#### EXERCISE INPUT:
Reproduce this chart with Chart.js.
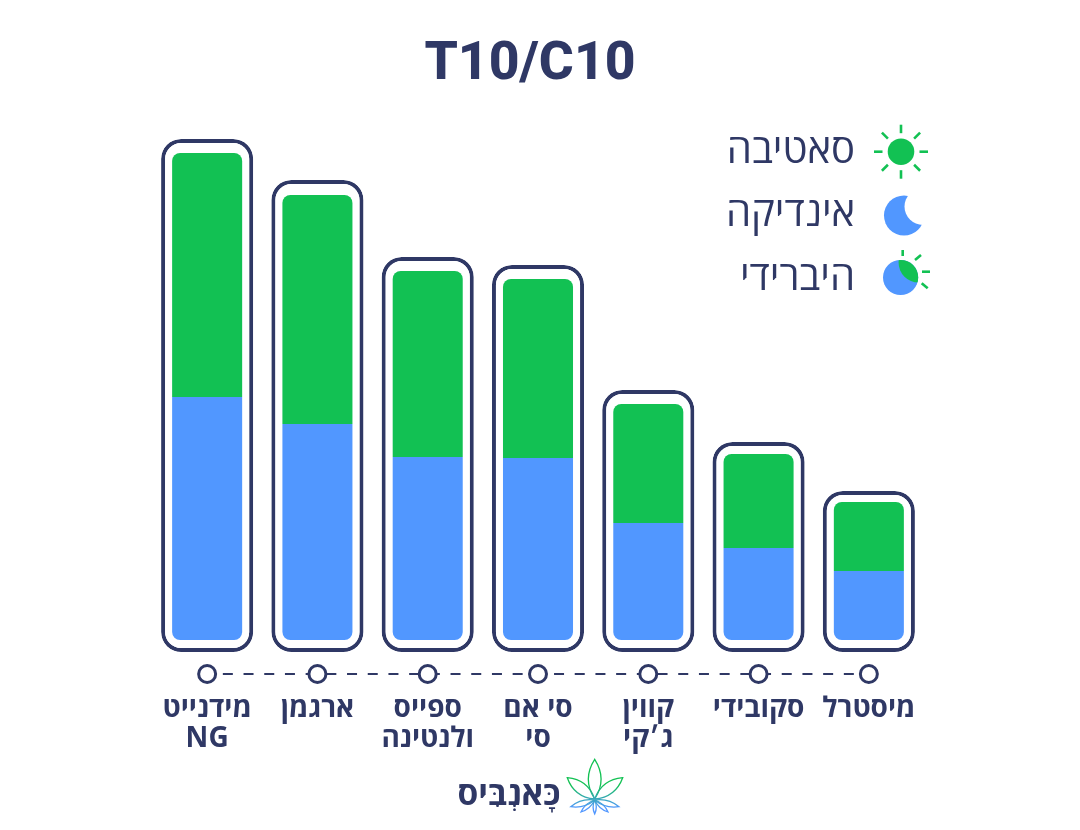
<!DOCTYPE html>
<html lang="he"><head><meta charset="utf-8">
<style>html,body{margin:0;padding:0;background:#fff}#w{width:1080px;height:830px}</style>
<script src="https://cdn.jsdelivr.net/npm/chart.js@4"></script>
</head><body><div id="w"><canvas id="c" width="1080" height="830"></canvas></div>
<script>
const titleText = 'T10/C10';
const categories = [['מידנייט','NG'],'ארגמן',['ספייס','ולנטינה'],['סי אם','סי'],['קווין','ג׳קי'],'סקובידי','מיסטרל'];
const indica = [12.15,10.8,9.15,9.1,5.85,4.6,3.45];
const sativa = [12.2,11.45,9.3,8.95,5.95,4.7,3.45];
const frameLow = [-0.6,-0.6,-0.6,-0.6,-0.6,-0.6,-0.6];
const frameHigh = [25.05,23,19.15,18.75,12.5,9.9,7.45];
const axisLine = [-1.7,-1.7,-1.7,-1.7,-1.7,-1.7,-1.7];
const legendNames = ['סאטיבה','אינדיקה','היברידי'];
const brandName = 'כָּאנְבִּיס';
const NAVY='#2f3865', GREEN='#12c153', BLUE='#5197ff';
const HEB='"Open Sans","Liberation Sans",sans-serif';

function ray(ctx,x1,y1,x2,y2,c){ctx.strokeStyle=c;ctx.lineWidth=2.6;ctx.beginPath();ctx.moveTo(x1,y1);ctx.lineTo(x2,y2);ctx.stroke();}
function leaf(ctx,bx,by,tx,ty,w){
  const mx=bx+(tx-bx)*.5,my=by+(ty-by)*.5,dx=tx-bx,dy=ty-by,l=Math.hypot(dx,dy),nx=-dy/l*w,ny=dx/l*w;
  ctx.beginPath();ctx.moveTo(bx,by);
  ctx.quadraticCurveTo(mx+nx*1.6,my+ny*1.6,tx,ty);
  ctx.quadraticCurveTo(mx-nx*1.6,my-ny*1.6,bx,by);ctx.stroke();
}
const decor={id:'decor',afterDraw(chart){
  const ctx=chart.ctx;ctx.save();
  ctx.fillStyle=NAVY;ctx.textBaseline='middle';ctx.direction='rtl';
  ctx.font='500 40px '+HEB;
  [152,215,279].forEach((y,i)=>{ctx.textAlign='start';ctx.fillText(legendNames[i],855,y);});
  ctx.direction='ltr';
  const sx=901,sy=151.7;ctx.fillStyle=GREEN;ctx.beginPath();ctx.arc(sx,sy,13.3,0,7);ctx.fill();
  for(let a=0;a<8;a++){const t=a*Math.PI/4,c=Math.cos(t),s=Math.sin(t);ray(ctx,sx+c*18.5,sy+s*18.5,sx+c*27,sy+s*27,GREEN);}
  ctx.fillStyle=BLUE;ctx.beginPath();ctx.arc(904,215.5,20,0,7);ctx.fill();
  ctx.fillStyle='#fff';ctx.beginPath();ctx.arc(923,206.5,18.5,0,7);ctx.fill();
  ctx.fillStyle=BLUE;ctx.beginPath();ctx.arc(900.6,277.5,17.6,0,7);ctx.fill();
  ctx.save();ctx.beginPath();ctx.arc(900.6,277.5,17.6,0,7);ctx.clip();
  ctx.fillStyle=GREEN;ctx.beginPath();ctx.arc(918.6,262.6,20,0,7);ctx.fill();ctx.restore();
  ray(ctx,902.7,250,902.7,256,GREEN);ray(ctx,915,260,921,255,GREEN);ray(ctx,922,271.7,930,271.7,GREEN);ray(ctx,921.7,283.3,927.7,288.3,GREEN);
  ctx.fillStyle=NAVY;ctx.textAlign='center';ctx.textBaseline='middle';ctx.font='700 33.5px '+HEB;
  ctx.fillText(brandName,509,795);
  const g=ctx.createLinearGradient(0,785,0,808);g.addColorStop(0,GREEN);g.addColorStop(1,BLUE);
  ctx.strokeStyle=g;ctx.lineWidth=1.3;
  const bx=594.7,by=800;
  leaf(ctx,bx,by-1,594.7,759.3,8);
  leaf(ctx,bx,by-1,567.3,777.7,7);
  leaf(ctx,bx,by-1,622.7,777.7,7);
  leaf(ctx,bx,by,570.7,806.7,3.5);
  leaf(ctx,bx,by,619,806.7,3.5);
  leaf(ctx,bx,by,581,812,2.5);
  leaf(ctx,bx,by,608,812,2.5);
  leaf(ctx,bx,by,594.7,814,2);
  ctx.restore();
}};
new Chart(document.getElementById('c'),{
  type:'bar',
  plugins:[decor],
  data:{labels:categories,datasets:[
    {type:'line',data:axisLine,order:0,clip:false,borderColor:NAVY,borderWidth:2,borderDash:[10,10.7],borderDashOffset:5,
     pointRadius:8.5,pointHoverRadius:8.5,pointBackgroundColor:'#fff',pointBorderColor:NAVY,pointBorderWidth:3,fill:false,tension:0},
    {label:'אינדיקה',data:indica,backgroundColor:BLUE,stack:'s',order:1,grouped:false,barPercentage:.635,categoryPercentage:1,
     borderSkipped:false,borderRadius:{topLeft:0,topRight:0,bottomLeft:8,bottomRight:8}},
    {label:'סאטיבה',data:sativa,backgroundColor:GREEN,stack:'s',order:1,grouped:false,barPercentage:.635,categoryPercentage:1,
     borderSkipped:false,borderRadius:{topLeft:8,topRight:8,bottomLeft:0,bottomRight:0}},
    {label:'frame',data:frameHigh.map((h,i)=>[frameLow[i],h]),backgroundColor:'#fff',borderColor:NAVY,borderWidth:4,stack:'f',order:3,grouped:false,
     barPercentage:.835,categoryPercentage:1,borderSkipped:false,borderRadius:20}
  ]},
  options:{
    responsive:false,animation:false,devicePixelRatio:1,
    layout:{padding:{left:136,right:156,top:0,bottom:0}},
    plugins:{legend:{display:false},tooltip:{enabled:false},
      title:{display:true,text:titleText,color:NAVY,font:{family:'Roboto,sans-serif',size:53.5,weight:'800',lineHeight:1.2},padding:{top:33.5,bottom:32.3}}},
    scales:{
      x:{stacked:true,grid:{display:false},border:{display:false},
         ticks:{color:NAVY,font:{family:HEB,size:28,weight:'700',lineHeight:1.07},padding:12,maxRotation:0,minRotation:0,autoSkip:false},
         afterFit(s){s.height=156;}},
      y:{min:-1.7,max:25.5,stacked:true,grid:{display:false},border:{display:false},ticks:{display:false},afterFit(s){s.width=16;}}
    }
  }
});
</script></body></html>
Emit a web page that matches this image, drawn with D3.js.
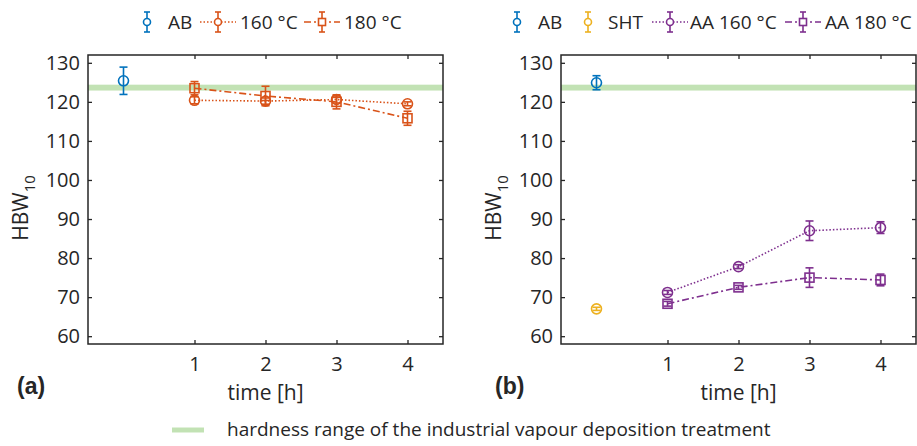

#### EXERCISE DIRECTIONS:
Copy out all lines above that include the string "with".

#### WRITTEN SOLUTION:
Reproduce this chart with Chart.js.
Emit a web page that matches this image, drawn with D3.js.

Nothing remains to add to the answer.